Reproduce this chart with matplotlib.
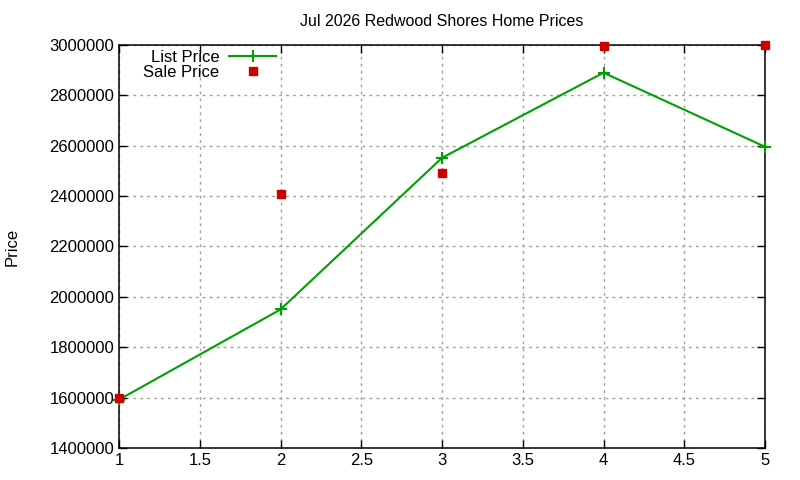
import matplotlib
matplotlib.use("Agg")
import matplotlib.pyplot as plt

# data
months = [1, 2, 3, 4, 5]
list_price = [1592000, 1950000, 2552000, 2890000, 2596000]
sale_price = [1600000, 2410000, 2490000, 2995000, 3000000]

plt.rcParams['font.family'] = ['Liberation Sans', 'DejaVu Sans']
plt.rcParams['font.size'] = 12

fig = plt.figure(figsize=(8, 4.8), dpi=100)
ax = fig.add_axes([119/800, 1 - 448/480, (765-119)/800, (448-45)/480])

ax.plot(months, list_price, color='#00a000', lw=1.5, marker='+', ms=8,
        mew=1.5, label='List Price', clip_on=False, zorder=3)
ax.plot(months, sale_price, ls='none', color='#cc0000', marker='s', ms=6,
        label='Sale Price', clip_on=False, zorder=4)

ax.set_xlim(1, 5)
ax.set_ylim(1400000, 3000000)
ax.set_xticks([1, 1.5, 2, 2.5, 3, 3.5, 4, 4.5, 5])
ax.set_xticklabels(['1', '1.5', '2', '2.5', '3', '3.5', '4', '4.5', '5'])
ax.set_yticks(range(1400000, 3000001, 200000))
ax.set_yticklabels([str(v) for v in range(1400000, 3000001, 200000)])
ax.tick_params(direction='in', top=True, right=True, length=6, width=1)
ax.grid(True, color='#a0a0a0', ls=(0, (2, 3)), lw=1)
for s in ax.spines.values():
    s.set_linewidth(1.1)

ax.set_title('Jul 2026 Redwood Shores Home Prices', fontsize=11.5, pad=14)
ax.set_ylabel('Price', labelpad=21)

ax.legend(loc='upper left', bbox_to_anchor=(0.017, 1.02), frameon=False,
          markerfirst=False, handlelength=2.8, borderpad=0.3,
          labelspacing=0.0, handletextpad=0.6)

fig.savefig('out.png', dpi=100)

* * * * * * * * *

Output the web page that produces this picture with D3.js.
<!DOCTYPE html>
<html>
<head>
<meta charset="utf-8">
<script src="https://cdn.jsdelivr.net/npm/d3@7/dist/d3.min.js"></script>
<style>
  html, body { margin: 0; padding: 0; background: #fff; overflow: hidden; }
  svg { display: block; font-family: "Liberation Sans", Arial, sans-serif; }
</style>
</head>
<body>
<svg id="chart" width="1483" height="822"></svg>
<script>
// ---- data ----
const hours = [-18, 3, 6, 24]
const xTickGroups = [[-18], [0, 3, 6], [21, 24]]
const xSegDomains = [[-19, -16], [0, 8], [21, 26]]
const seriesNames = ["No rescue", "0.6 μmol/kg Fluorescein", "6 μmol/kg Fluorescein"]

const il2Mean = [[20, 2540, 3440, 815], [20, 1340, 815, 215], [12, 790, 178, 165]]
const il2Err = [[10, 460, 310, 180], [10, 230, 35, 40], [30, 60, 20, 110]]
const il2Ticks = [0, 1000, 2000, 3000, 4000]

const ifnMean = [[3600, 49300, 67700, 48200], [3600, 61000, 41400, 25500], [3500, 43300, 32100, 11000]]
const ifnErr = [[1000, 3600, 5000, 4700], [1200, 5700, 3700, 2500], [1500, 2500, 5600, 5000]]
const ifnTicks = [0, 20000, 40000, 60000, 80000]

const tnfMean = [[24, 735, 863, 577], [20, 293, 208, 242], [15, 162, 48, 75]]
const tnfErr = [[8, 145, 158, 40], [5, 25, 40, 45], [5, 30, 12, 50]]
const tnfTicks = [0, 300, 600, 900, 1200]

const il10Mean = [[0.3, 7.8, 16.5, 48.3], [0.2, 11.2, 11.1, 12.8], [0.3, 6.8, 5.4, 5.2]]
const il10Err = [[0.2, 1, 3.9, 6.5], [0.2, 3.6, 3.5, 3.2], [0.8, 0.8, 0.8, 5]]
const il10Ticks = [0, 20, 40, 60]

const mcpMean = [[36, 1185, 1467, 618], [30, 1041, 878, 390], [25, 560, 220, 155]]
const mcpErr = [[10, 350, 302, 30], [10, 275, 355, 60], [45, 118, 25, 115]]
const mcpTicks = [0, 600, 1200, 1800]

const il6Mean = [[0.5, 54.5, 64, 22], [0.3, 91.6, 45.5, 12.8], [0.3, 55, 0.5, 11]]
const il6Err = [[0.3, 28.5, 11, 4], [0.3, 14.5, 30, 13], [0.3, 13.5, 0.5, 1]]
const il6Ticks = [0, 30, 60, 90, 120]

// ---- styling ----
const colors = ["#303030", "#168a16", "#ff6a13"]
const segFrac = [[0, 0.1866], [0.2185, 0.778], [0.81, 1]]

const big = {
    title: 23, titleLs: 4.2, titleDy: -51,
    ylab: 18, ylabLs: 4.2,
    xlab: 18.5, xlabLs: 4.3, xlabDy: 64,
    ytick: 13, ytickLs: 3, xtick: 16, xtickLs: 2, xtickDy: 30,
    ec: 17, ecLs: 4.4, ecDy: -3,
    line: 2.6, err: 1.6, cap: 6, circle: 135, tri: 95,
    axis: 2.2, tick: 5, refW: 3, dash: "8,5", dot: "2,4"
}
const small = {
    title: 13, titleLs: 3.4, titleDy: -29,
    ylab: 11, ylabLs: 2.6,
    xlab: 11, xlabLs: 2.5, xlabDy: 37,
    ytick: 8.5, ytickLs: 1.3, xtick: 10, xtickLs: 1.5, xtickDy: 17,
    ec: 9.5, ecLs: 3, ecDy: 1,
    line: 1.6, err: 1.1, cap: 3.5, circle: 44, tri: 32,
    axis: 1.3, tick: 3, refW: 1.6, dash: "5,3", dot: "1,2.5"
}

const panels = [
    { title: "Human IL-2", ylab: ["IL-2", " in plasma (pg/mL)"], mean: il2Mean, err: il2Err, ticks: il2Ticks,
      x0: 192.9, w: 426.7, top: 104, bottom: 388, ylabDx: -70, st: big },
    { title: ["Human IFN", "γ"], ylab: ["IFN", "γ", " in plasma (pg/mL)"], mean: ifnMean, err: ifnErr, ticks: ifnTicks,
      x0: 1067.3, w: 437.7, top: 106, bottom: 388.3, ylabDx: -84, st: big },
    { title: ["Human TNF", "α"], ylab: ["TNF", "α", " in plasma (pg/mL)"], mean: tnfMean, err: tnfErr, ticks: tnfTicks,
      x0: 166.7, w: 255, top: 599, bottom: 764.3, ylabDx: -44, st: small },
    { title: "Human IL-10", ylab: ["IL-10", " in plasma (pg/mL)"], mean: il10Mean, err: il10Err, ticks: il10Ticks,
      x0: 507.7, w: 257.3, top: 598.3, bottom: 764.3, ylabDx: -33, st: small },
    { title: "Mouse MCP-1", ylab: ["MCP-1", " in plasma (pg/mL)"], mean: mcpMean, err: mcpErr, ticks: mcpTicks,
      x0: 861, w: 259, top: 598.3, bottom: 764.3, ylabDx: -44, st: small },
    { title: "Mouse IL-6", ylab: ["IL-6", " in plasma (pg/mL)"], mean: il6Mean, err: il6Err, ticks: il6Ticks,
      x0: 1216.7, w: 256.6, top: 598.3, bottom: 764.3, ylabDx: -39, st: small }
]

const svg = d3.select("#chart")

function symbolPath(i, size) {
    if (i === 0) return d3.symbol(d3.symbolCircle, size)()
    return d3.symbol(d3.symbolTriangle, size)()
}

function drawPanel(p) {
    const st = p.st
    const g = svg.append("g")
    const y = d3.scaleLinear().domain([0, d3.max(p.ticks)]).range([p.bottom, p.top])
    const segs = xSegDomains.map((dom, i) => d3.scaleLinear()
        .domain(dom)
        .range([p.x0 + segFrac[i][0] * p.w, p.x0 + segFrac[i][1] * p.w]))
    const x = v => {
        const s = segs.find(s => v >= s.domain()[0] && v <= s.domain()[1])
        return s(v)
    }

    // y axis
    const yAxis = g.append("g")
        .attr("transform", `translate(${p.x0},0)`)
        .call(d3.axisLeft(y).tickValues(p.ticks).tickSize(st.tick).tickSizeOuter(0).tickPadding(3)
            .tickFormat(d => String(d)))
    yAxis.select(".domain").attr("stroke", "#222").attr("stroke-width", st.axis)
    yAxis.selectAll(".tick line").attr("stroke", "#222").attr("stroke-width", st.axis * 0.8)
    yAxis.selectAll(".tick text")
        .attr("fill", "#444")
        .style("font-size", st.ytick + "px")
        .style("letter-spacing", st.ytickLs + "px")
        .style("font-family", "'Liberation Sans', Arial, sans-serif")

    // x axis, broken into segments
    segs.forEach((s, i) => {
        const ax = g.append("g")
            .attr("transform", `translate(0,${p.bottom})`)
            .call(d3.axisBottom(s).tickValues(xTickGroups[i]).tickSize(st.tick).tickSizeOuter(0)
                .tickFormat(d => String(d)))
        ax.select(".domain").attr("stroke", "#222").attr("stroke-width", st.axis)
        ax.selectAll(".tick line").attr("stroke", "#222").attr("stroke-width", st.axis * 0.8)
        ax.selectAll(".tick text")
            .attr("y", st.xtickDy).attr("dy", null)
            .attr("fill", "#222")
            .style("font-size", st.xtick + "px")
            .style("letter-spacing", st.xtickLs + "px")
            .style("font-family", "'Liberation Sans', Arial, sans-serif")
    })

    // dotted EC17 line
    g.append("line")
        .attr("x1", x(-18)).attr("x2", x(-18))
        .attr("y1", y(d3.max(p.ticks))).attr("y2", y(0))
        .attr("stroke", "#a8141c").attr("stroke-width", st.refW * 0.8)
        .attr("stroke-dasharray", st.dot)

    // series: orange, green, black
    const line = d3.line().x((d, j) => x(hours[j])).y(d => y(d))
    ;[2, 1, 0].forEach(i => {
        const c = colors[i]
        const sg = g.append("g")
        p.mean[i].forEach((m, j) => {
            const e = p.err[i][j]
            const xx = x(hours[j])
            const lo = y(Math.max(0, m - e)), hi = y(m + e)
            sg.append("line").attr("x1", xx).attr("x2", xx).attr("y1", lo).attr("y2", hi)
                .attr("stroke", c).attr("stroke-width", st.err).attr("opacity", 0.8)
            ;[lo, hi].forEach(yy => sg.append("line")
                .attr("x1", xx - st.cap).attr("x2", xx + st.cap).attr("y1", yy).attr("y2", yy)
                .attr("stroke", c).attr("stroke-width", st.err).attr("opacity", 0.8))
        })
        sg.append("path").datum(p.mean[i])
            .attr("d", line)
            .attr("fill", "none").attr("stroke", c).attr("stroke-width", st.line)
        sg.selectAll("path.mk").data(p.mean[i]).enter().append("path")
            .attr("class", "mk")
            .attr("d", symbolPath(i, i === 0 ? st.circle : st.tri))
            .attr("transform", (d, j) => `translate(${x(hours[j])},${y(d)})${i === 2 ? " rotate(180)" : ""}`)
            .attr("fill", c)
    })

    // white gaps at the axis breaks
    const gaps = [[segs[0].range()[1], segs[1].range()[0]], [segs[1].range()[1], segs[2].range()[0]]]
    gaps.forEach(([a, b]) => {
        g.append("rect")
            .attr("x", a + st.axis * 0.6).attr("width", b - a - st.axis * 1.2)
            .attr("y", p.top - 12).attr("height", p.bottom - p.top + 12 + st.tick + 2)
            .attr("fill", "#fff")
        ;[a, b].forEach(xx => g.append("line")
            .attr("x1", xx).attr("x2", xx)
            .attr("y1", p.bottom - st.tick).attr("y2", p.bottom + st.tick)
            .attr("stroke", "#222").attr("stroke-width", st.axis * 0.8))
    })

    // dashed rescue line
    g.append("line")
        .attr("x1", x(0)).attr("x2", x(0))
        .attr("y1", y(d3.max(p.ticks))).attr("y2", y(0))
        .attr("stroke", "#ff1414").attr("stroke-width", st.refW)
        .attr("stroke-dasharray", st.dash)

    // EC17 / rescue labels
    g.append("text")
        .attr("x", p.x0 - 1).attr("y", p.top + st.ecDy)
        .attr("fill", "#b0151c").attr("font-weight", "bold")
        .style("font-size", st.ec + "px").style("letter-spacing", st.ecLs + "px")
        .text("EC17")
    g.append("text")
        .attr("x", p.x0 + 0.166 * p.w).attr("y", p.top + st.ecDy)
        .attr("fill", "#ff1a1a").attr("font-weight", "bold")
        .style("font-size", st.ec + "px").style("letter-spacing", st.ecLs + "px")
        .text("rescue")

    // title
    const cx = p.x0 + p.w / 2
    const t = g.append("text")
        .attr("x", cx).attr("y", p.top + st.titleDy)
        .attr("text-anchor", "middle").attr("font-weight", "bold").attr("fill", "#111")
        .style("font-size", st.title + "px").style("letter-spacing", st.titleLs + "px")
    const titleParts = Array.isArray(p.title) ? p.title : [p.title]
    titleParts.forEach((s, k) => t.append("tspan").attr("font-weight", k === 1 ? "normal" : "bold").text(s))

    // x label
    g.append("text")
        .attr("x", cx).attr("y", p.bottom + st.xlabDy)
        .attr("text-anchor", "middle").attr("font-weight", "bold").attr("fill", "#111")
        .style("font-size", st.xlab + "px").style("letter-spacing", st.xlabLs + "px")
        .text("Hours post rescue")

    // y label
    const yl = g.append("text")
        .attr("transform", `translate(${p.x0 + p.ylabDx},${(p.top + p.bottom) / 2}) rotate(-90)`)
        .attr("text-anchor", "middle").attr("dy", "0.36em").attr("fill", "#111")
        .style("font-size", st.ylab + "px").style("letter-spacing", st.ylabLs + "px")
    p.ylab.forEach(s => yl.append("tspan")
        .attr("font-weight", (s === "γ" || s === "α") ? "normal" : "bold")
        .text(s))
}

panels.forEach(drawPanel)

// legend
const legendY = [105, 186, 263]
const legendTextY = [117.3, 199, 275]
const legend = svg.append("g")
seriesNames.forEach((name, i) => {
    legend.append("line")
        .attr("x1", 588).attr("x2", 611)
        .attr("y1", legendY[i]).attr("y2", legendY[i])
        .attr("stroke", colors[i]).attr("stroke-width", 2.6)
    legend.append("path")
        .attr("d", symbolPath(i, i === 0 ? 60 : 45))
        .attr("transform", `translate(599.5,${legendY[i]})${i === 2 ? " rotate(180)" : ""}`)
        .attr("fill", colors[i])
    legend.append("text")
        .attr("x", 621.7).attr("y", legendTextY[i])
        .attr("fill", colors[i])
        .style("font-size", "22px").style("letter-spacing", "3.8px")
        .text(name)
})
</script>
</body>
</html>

* * * * * * * * *

*What you should do:* Every line from the one containing "Reproduce this chart with matplotlib." through the one containing "plt.rcParams['font.size'] = 12" should be quoted exactly, and no other lines; keep pictures out of the copy.

*Exercise output:*
Reproduce this chart with matplotlib.
import matplotlib
matplotlib.use("Agg")
import matplotlib.pyplot as plt

# data
months = [1, 2, 3, 4, 5]
list_price = [1592000, 1950000, 2552000, 2890000, 2596000]
sale_price = [1600000, 2410000, 2490000, 2995000, 3000000]

plt.rcParams['font.family'] = ['Liberation Sans', 'DejaVu Sans']
plt.rcParams['font.size'] = 12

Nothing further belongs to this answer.